One final note: QByteArray also provides a mid() function. You can skip the conversion to QString entirely and work directly with the byte array.

Answer 3

Minimise the amount of copying you need to do. Keep the input buffer in UTF-8, and don't store std::string or QString in your set; instead, create a small class to reference the existing UTF-8 data:

#include <QString>

class stringref {
    const char *start;
    size_t length;

public:
    stringref(const char *start, const char *end);
    operator QString() const;
    bool operator<(const stringref& other) const;
};

This can encapsulate a substring of the UTF-8 input.

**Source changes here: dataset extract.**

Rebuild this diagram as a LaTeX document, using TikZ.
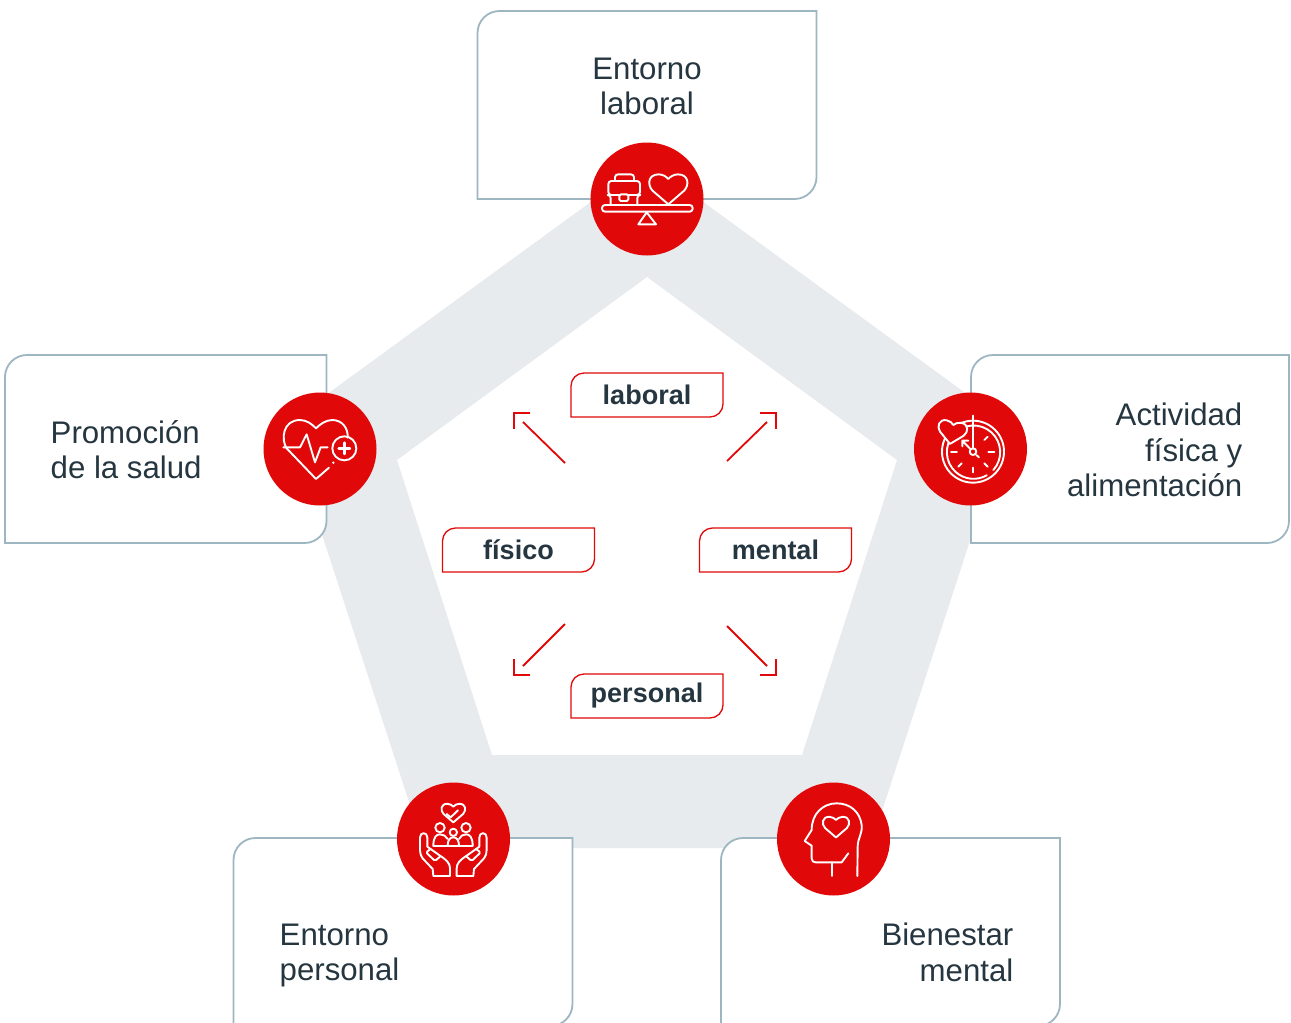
\documentclass[tikz,border=0pt]{standalone}
\usepackage{fontspec}
\setmainfont{Liberation Sans}
\usepackage{xcolor}
\usetikzlibrary{positioning}
\definecolor{redc}{HTML}{E00808}
\definecolor{greyc}{HTML}{E8EBEE}
\definecolor{edgec}{HTML}{9DB6C1}
\definecolor{textc}{HTML}{263640}
\newcommand{\leafoutline}[3]{\draw[#1] (#2.south west) [rounded corners=#3] -- (#2.north west) [sharp corners] -- (#2.north east) [rounded corners=#3] -- (#2.south east) [sharp corners] -- cycle;}
\tikzset{
  bigbox/.style={inner sep=0,outer sep=0},
  bigline/.style={draw=edgec,fill=white,line width=1.8},
  bigtext/.style={text=textc,font=\fontsize{31.2}{35.5}\selectfont,inner sep=0},
  tag/.style={inner sep=0,outer sep=0,minimum width=152,minimum height=44,text=textc,font=\fontsize{27}{30}\selectfont\bfseries},
  tagline/.style={draw=redc,line width=1.3},
  badge/.style={circle,fill=redc,minimum size=113,inner sep=0},
  iconline/.style={draw=white,line width=1.9,line cap=round,line join=round},
  zoomed/.style={shift={#1},x=0.33333pt,y=-0.33333pt},
  pics/heartline/.style={code={
    \draw[iconline,fill=redc] (0,1.31) -- (-0.82,0.6) .. controls (-1.1,0.3) and (-1.05,-0.24) .. (-0.5,-0.24) .. controls (-0.28,-0.24) and (-0.1,-0.12) .. (0,0) .. controls (0.1,-0.12) and (0.28,-0.24) .. (0.5,-0.24) .. controls (1.05,-0.24) and (1.1,0.3) .. (0.82,0.6) -- cycle;
  }}
}
\begin{document}
\begin{tikzpicture}[x=1pt,y=-1pt]
\useasboundingbox (0,0) rectangle (1291,1023);
\clip (0,0) rectangle (1291,1023);
% pentagon
\fill[greyc,even odd rule] (647,161) -- (1008,424) -- (870,848) -- (424,848) -- (286,424) -- cycle
  (647,277) -- (897,460) -- (802,755) -- (492,755) -- (397,460) -- cycle;
% boxes
\node[bigbox,minimum width=339,minimum height=188] (boxlaboral) at (647,105) {};
\node[bigbox,minimum width=321.5,minimum height=188] (boxsalud) at (165.75,449) {};
\node[bigbox,minimum width=318,minimum height=188] (boxfisica) at (1130,449) {};
\node[bigbox,minimum width=339,minimum height=188] (boxpersonal) at (403,932) {};
\node[bigbox,minimum width=339,minimum height=188] (boxmental) at (890.5,932) {};
\foreach \nm in {boxlaboral,boxsalud,boxfisica,boxpersonal,boxmental} {
  \leafoutline{bigline}{\nm}{22}
}
% texts
\node[bigtext,align=center] (txtlaboral) at (647,86.5) {Entorno\\laboral};
\node[bigtext,align=left,anchor=west] (txtsalud) at (50.5,449.5) {Promoción\\de la salud};
\node[bigtext,align=right,anchor=east] (txtfisica) at (1242.5,450) {Actividad\\física y\\alimentación};
\node[bigtext,align=left,anchor=west] (txtpersonal) at (279.5,955.5) {Entorno\\personal};
\node[bigtext,align=right,anchor=east] (txtmental) at (1013.5,952.5) {Bienestar\\mental};
% tags
\node[tag] (taglaboral) at (647,395) {laboral};
\node[tag] (tagfisico) at (518.5,550) {físico};
\node[tag] (tagmental) at (775.5,550) {mental};
\node[tag] (tagpersonal) at (647,696) {personal};
\foreach \nm in {taglaboral,tagfisico,tagmental,tagpersonal} {
  \leafoutline{tagline}{\nm}{13}
}
% arrows
\foreach \nm/\fx/\fy/\tx/\ty/\cx/\cy/\dx/\dy in {
  ul/565/463/523/422/514/413/16/16,
  ur/727/461/767/422/776/413/-16/16,
  ll/565/624/523/666/514/675/16/-16,
  lr/727/626/767/666/776/675/-16/-16} {
  \coordinate (from\nm) at (\fx,\fy);
  \coordinate (to\nm) at (\tx,\ty);
  \coordinate (tip\nm) at (\cx,\cy);
  \draw[redc,line width=1.8] (from\nm) -- (to\nm);
  \draw[redc,line width=1.3] ([xshift=\dx]tip\nm) -- (tip\nm) -- ([yshift=-\dy]tip\nm);
}
% badges
\node[badge] (badgelaboral) at (647,199) {};
\node[badge] (badgesalud) at (320,449) {};
\node[badge] (badgefisica) at (970.5,449) {};
\node[badge] (badgepersonal) at (453.5,839) {};
\node[badge] (badgemental) at (833.5,839) {};
% balance
\begin{scope}[zoomed={(580,135)}]
  \draw[iconline,rounded corners=3] (66,210) rectangle (338,230);
  \draw[iconline] (200,232) -- (228,268) -- (175,268) -- cycle;
  \draw[iconline,rounded corners=3] (92,210) -- (92,180) -- (85,180) -- (85,138) -- (180,138) -- (180,180) -- (172,180) -- (172,210);
  \draw[iconline,rounded corners=3] (105,138) -- (105,118) -- (162,118) -- (162,138);
  \draw[iconline] (85,180) -- (118,180) (145,180) -- (180,180);
  \draw[iconline,rounded corners=1.5] (118,178) rectangle (145,198);
  \pic[scale=58] at (265,132) {heartline};
\end{scope}
% heart with pulse
\begin{scope}[zoomed={(255,385)}]
  \draw[iconline] (95,190) .. controls (78,165) and (82,105) .. (135,105) .. controls (155,105) and (172,118) .. (183,130) .. controls (195,118) and (212,105) .. (232,105) .. controls (262,105) and (280,130) .. (278,158);
  \draw[iconline] (95,190) -- (183,282) -- (222,248);
  \fill[white] (235,233) circle[radius=4];
  \draw[iconline] (85,187) -- (135,187) -- (155,148) -- (180,232) -- (197,187) -- (218,187);
  \draw[iconline] (268,190) circle[radius=36];
  \draw[iconline,line width=2.4] (251,190) -- (285,190) (268,173) -- (268,207);
\end{scope}
% clock
\begin{scope}[zoomed={(905,385)}]
  \draw[iconline] (204,200) circle[radius=93];
  \draw[iconline] (265,255) arc[start angle=42,end angle=-300,radius=80];
  \pic[scale=44,rotate=-10] at (145,120) {heartline};
  \draw[iconline] (204,92) -- (204,190);
  \draw[iconline] (204,200) circle[radius=10];
  \draw[iconline] (196,192) -- (172,167) (172,184) -- (172,167) -- (190,167);
  \draw[iconline] (214,210) -- (222,217);
  \draw[iconline] (250,200) -- (268,200) (138,200) -- (156,200) (204,248) -- (204,262);
  \draw[iconline] (238,165) -- (248,155) (238,235) -- (248,245) (170,235) -- (160,245);
\end{scope}
% hands
\begin{scope}[zoomed={(390,775)}]
  \pic[scale=36] at (190,95) {heartline};
  \draw[iconline] (170,117) -- (182,127) -- (204,106);
  \draw[iconline] (150,158) circle[radius=14] (228,158) circle[radius=14] (190,172) circle[radius=11];
  \draw[iconline] (130,212) -- (248,212);
  \draw[iconline] (130,212) .. controls (130,185) and (140,178) .. (150,178) .. controls (160,178) and (168,183) .. (173,192);
  \draw[iconline] (248,212) .. controls (248,185) and (238,178) .. (228,178) .. controls (218,178) and (212,183) .. (207,192);
  \draw[iconline] (173,212) .. controls (173,195) and (180,187) .. (190,187) .. controls (200,187) and (207,195) .. (207,212);
  \foreach \sx/\ox in {1/0,-1/380} {
    \begin{scope}[shift={(\ox,0)},x=\sx*0.33333pt]
      \draw[iconline] (130,303) -- (128,282) -- (98,250) .. controls (92,240) and (90,235) .. (90,225) -- (90,188) .. controls (90,170) and (112,170) .. (112,188) -- (112,215) -- (150,242) .. controls (170,255) and (180,265) .. (180,280) -- (180,303) -- cycle;
      \draw[iconline,rounded corners=1.5] (122,222) -- (108,232) -- (135,258) -- (150,245);
    \end{scope}
  }
\end{scope}
% head
\begin{scope}[zoomed={(770,775)}]
  \draw[iconline] (262,303) -- (263,215) .. controls (263,190) and (278,175) .. (275,150) .. controls (270,110) and (240,85) .. (200,85) .. controls (160,85) and (125,115) .. (125,165) -- (104,198) -- (125,212) -- (125,250) .. controls (125,258) and (130,262) .. (137,262) -- (215,262) -- (235,235);
  \draw[iconline] (185,262) -- (185,303);
  \pic[scale=40] at (198,135) {heartline};
\end{scope}
\end{tikzpicture}
\end{document}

You'll need to ensure that it doesn't outlive the input string; you could do this by clever use of std::shared_ptr , but if the code is reasonably self-contained, then it should be tractable enough to reason about the lifetime.

We can construct it from a pair of pointers into our UTF-8 data, and convert it to QString when we want to actually use it:

stringref::stringref(const char *start, const char *end)
    : start(start), length(end-start)
{}

stringref::operator QString() const
{
    return QString::fromUtf8(start, length);
}

You need to define operator< so you can use it in a std::set .

#include <cstring>
bool stringref::operator<(const stringref& other) const
{
    return length == other.length
        ? std::strncmp(start, other.start, length) < 0
        : length < other.length;
}

Note that we sort by length before dereferencing pointers, to reduce cache impact.

---

Now we can write the split method:

#include <set>
#include <QByteArray>
std::set<stringref> split(const QByteArray& a)
{
    std::set<stringref> words;

    // start and end
    const auto s = a.data(), e = s + a.length();

    // current word
    auto w = s;

    for (auto p = s;  p <= e;  ++p) {
        switch (*p) {
        default: break;
        case ' ': case '\r': case '\n': case '\t': case '\0':
            if (w != p)
                words.insert({w, p});
            w = p+1;
        }
    }

    return words;
}

The algorithm is pretty much yours, with the addition of the w!=p test so that runs of whitespace don't get counted.

---

Let's test it, and time the important bit:

#include <QDebug>
#include <chrono>
int main()
{
    QByteArray body{"foo bar baz\n  foo again\nbar again "};
    // make it a million times longer
    for (int i = 0;  i < 20;  ++i)
        body.append(body);

    using namespace std::chrono;
    const auto start = high_resolution_clock::now();

    auto words = split(body);

    const auto end = high_resolution_clock::now();
    qDebug() << "Split"
             << body.length()
             << "bytes in"
             << duration_cast<duration<double>>(end - start).count()
             << "seconds";

    for (auto&& word: words)
        qDebug() << word;
}

I get:

Split 35651584 bytes in 1.99142 seconds
"bar"
"baz"
"foo"
"again"

Compiling with -O3 reduced that time to 0.6188 seconds, so don't forget to beg the compiler for help!

If that's still not fast enough, it's probably time to start to look at parallelising the task. You'll want to split the string into roughly equal lengths, but advance to the next whitespace so that no work straddles two threads worth of work. Each thread should create its own set of results, and the reduction step is then to merge the result sets. I won't provide a full solution for this, as that's another question in its own right.